Водитель исчез, перебираясь на свое место, и скоро в механическом нутре грузовика что-то заскрипело, лязгнуло переключаемой передачей, двигатель заклокотал и «газон» с натугой тронулся.
Подождав, пока рассеется копоть выхлопа, мы поехали следом.
Скоро дорога, действительно, закончилась развилкой под указателем. Направо предлагалось ехать желающим попасть в Трехсосенку по ямам и колдобинам с остатками асфальта, а налево черной гладью бежала новая дорога. Она черной рекой огибала обширную территорию, больше всего напоминавшую тюрьму. Старый кирпичный забор, беленный известью и обвитый колючей проволокой, дополняли новые металлические вышки наблюдения с застекленными будками. В них маячили силуэты охранников, которые замирали всякий раз, когда мы проезжали мимо, явно наблюдали и докладывали руководству. Пару раз мелькнуло нечто похожее на оружие. На заборе через каждый десяток метров трафаретными красными буквами было написано в две строки: «Режимный объект. Остановка запрещена! Огонь на поражение открывается без предупреждения!».
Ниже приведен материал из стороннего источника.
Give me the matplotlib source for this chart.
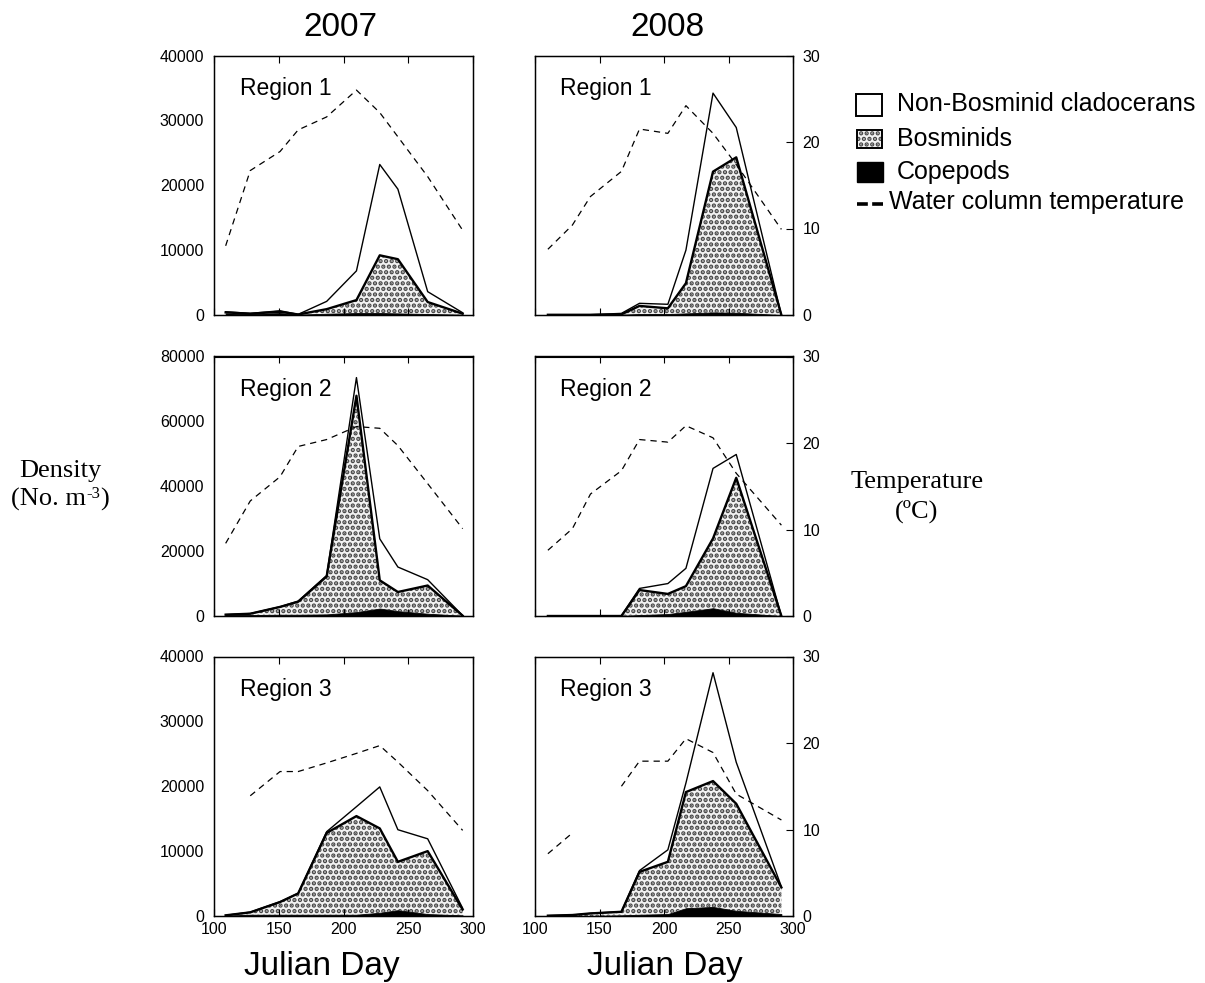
import numpy as np
import matplotlib
matplotlib.use("Agg")
import matplotlib.pyplot as plt
from matplotlib.patches import Rectangle
from matplotlib.lines import Line2D

plt.rcParams['font.family'] = ['Liberation Sans', 'DejaVu Sans']
plt.rcParams['hatch.linewidth'] = 2.2

# ---------------- data ----------------
years = ["2007", "2008"]
regions = ["Region 1", "Region 2", "Region 3"]
days_2007 = [109, 128, 151, 165, 187, 210, 228, 242, 265, 292]
days_2008 = [110, 129, 143, 167, 181, 203, 217, 238, 256, 291]

# 2007
cope_2007_r1 = [250, 150, 300, 50, 200, 300, 300, 250, 150, 50]
bosm_2007_r1 = [150, 50, 200, 30, 700, 2000, 8900, 8350, 1850, 150]
nonb_2007_r1 = [100, 50, 150, 20, 1200, 4500, 14000, 10800, 1600, 150]
temp_2007_r1 = [8.0, 16.7, 18.9, 21.4, 22.9, 26.0, 23.4, 20.6, 16.0, 9.8]

cope_2007_r2 = [300, 300, 400, 400, 500, 1200, 2300, 1500, 700, 100]
bosm_2007_r2 = [100, 400, 2400, 4000, 11700, 66700, 8700, 5900, 8700, 0]
nonb_2007_r2 = [50, 50, 50, 200, 300, 5600, 12800, 7700, 1800, 50]
temp_2007_r2 = [8.4, 13.3, 16.1, 19.6, 20.4, 21.9, 21.7, 19.7, 15.3, 10.1]

cope_2007_r3 = [50, 200, 200, 200, 200, 200, 500, 900, 300, 100]
bosm_2007_r3 = [50, 360, 1950, 3280, 12600, 15200, 13000, 7450, 9700, 900]
nonb_2007_r3 = [0, 40, 50, 20, 200, 1450, 6400, 4950, 1900, 200]
temp_2007_r3 = [np.nan, 13.9, 16.7, 16.7, 17.7, 18.8, 19.7, 17.8, 14.5, 9.9]

# 2008
cope_2008_r1 = [20, 20, 20, 50, 150, 150, 250, 400, 350, 0]
bosm_2008_r1 = [10, 10, 10, 50, 1250, 880, 4650, 21700, 23950, 0]
nonb_2008_r1 = [20, 20, 20, 150, 400, 620, 5100, 12100, 4600, 0]
temp_2008_r1 = [7.6, 10.4, 13.7, 16.6, 21.5, 21.0, 24.2, 21.0, 17.4, 9.9]

cope_2008_r2 = [0, 0, 0, 0, 300, 600, 1300, 2400, 1000, 0]
bosm_2008_r2 = [0, 0, 0, 0, 7700, 6200, 7900, 21500, 41600, 0]
nonb_2008_r2 = [50, 50, 50, 100, 500, 3200, 5500, 21600, 7200, 0]
temp_2008_r2 = [7.6, 10.1, 14.1, 16.8, 20.4, 20.1, 22.0, 20.6, 16.5, 10.5]

cope_2008_r3 = [0, 0, 0, 100, 200, 300, 1200, 1400, 800, 300]
bosm_2008_r3 = [50, 150, 400, 550, 6600, 8050, 17900, 19400, 16500, 4100]
nonb_2008_r3 = [0, 0, 0, 20, 200, 1850, 1400, 16700, 6400, 100]
temp_2008_r3 = [7.2, 9.6, np.nan, 15.0, 17.9, 17.9, 20.5, 18.9, 14.1, 11.1]

density_max = [40000, 80000, 40000]
density_ticks = [[0, 10000, 20000, 30000, 40000],
                 [0, 20000, 40000, 60000, 80000],
                 [0, 10000, 20000, 30000, 40000]]
temp_ticks = [0, 10, 20, 30]
x_ticks = [100, 150, 200, 250, 300]

legend_labels = ["Non-Bosminid cladocerans", "Bosminids", "Copepods",
                 "Water column temperature"]

panels = {
    (0, 0): (days_2007, cope_2007_r1, bosm_2007_r1, nonb_2007_r1, temp_2007_r1),
    (1, 0): (days_2007, cope_2007_r2, bosm_2007_r2, nonb_2007_r2, temp_2007_r2),
    (2, 0): (days_2007, cope_2007_r3, bosm_2007_r3, nonb_2007_r3, temp_2007_r3),
    (0, 1): (days_2008, cope_2008_r1, bosm_2008_r1, nonb_2008_r1, temp_2008_r1),
    (1, 1): (days_2008, cope_2008_r2, bosm_2008_r2, nonb_2008_r2, temp_2008_r2),
    (2, 1): (days_2008, cope_2008_r3, bosm_2008_r3, nonb_2008_r3, temp_2008_r3),
}

# ---------------- figure ----------------
W, H = 1205, 983
fig = plt.figure(figsize=(W / 100, H / 100), dpi=100)

col_x = [214 / W, 535 / W]
col_w = [259 / W, 258 / W]
row_bottom = [1 - 315 / H, 1 - 616 / H, 1 - 916 / H]
row_h = 259.5 / H

TICK_FS = 11.5
HATCH_FACE = '#f2f2f2'
HATCH_EDGE = '#454545'
HATCH = '...'

for (r, c), (days, cope, bosm, nonb, temp) in panels.items():
    ax = fig.add_axes([col_x[c], row_bottom[r], col_w[c], row_h])
    d = np.array(days, float)
    c1 = np.array(cope, float)
    c2 = c1 + np.array(bosm, float)
    c3 = c2 + np.array(nonb, float)

    ax.fill_between(d, c2, c3, facecolor='white', linewidth=0)
    ax.fill_between(d, c1, c2, facecolor=HATCH_FACE, edgecolor=HATCH_EDGE,
                    hatch=HATCH, linewidth=0)
    ax.fill_between(d, 0, c1, facecolor='black', edgecolor='black', linewidth=0.6)
    ax.plot(d, c3, color='black', lw=1.0)
    ax.plot(d, c2, color='black', lw=1.7)

    ax.set_xlim(100, 300)
    ax.set_ylim(0, density_max[r])
    ax.set_xticks(x_ticks)
    ax.set_yticks(density_ticks[r])
    ax.tick_params(axis='x', direction='in', top=True, bottom=True, length=5,
                   labelsize=TICK_FS, pad=4, width=0.8)
    ax.tick_params(axis='y', length=0, labelsize=TICK_FS, pad=7)
    if r < 2:
        ax.set_xticklabels([])
    if c == 1:
        ax.set_yticklabels([])
    for s in ax.spines.values():
        s.set_linewidth(1.0)

    ax2 = ax.twinx()
    ax2.plot(d, temp, color='black', lw=0.9, linestyle=(0, (5, 4)))
    ax2.set_ylim(0, 30)
    ax2.set_xlim(100, 300)
    if c == 1:
        ax2.set_yticks(temp_ticks)
        ax2.tick_params(axis='y', direction='in', length=5, labelsize=TICK_FS,
                        pad=7, width=0.8)
    else:
        ax2.set_yticks([])

    ax.text(0.10 if c == 0 else 0.097, 0.873, regions[r], transform=ax.transAxes,
            fontsize=16.5, va='center', ha='left')

# titles
fig.text(340 / W, 1 - 28 / H, years[0], fontsize=24, ha='center', va='center')
fig.text(667 / W, 1 - 28 / H, years[1], fontsize=24, ha='center', va='center')
fig.text(322 / W, 1 - 966 / H, "Julian Day", fontsize=24, ha='center', va='center')
fig.text(665 / W, 1 - 966 / H, "Julian Day", fontsize=24, ha='center', va='center')

serif = ['Liberation Serif', 'DejaVu Serif']
fig.text(60 / W, 1 - 471 / H, "Density", fontsize=19, ha='center', va='center',
         family=serif)

# "(No. m^-3)" built from pieces so the superscript uses a plain hyphen
renderer = fig.canvas.get_renderer()
pieces = [("(No. m", 19, 0), ("-3", 12, 8), (")", 19, 0)]
texts = []
for s, fs, dy in pieces:
    t = fig.text(0, 0, s, fontsize=fs, family=serif, ha='left', va='baseline')
    texts.append((t, dy))
widths = [t.get_window_extent(renderer).width for t, _ in texts]
total_w = sum(widths)
x0 = 60 - total_w / 2
base_y = 506
for (t, dy), w in zip(texts, widths):
    t.set_position((x0 / W, 1 - (base_y - dy) / H))
    x0 += w

fig.text(917 / W, 1 - 482 / H, "Temperature", fontsize=19, ha='center',
         va='center', family=serif)
fig.text(917 / W, 1 - 511 / H, "(ºC)", fontsize=19, ha='center', va='center',
         family=serif)

# legend (manual)
def fx(px):
    return px / W

def fy(py):
    return 1 - py / H

fig.add_artist(Rectangle((fx(856), fy(115.5)), 26 / W, 22 / H,
                         facecolor='white', edgecolor='black', lw=1.4,
                         transform=fig.transFigure))
fig.add_artist(Rectangle((fx(857), fy(148)), 25 / W, 18 / H,
                         facecolor=HATCH_FACE, edgecolor=HATCH_EDGE, hatch=HATCH,
                         lw=0, transform=fig.transFigure))
fig.add_artist(Rectangle((fx(857), fy(148)), 25 / W, 18 / H,
                         facecolor='none', edgecolor='black', lw=1.4,
                         transform=fig.transFigure))
fig.add_artist(Rectangle((fx(857), fy(181.5)), 26 / W, 20 / H,
                         facecolor='black', edgecolor='black', lw=1,
                         transform=fig.transFigure))
fig.add_artist(Line2D([fx(857), fx(883)], [fy(204), fy(204)], color='black',
                      lw=2.6, linestyle=(0, (3.0, 1.2)), dash_capstyle='butt',
                      transform=fig.transFigure))
leg_y = [104, 139, 172, 202]
for lab, yy in zip(legend_labels, leg_y):
    xx = 897 if yy < 200 else 889
    fig.text(fx(xx), fy(yy), lab, fontsize=18, ha='left', va='center')

fig.savefig("out.png", dpi=100)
– Вот так санаторий, – проворчал я. – В Брюховецкой такого не было.
Но хуже всего, что сразу за забором и, насколько хватало глаз вглубь, вся территория была засажена старыми высокими деревьями, напрочь отрезавшими обзор. Я-то надеялся сразу увидеть и мощную антенну, и крематорий, и новенькие складские ангары, как в Брюховецкой, а видел лишь верхушки крон.
То ли мы поехали в противоположную сторону, то ли так и было задумано, но проходная обнаружилась только через пять километров унылой езды вдоль белого кирпичного забора и вышек.
– Ага, санаторий, – невесело сказала Аля, читая поблекшую синюю вывеску над металлической черной дверью: «Министерство здравоохранения Московской области. Государственное бюджетное учреждение здравоохранения Московской области. Трехсосенский психоневрологический диспансер».
Въезд на территорию не отличался от такого же в Брюховецкой – те же выдвижные блокираторы, шлагбаумы, грозди видеокамер и даже сами ворота были близнецами-братьями кубанских. Когда мы подъехали, они начали медленно открываться.
Мельком глянув на Алю, я увидел вжавшуюся в кресло незнакомую женщину с серым каменным лицом. Не верилось, что всего несколько часов назад этот же человек смело вошел в головной офис КУБа и раздобыл ценнейшие сведения. А в тот момент ей было настолько страшно, что она даже не отреагировала на мой вопрос:
– Алена! – в третий раз крикнул я и она наконец повернула голову. – Ты как? На тебе лица нет.
– Нормально, – едва прошептала она. – Что-то дурно стало.
Из ворот вышли пять крепких ребят в камуфляже, при рациях, дубинках и знакомых по Брюховецкой электрошокерах. Я всмотрелся в лицо каждого, боясь снова увидеть моего воскресшего краснодарского знакомого. Если уж мы дважды встретились, причем в самых неожиданных местах, то почему бы не случиться третьему разу? Но нет.
– Можно ваши документы? – вроде бы и вежливо, но все же с нотками угрозы попросил старший. Я протянул ему скоросшиватель, который подвергся тщательнейшему досмотру.
Тем временем, уже без спроса, двое других залезли в фургон через задние двери.
– Что в сумках? – спросил один и носком армированного ботинка пнул одну.
– Дефибриллятор, фонендоскоп, аптечка, – соврал я, не оборачиваясь и наблюдая за ним в зеркало заднего вида. – Мы же «скорая» как-никак.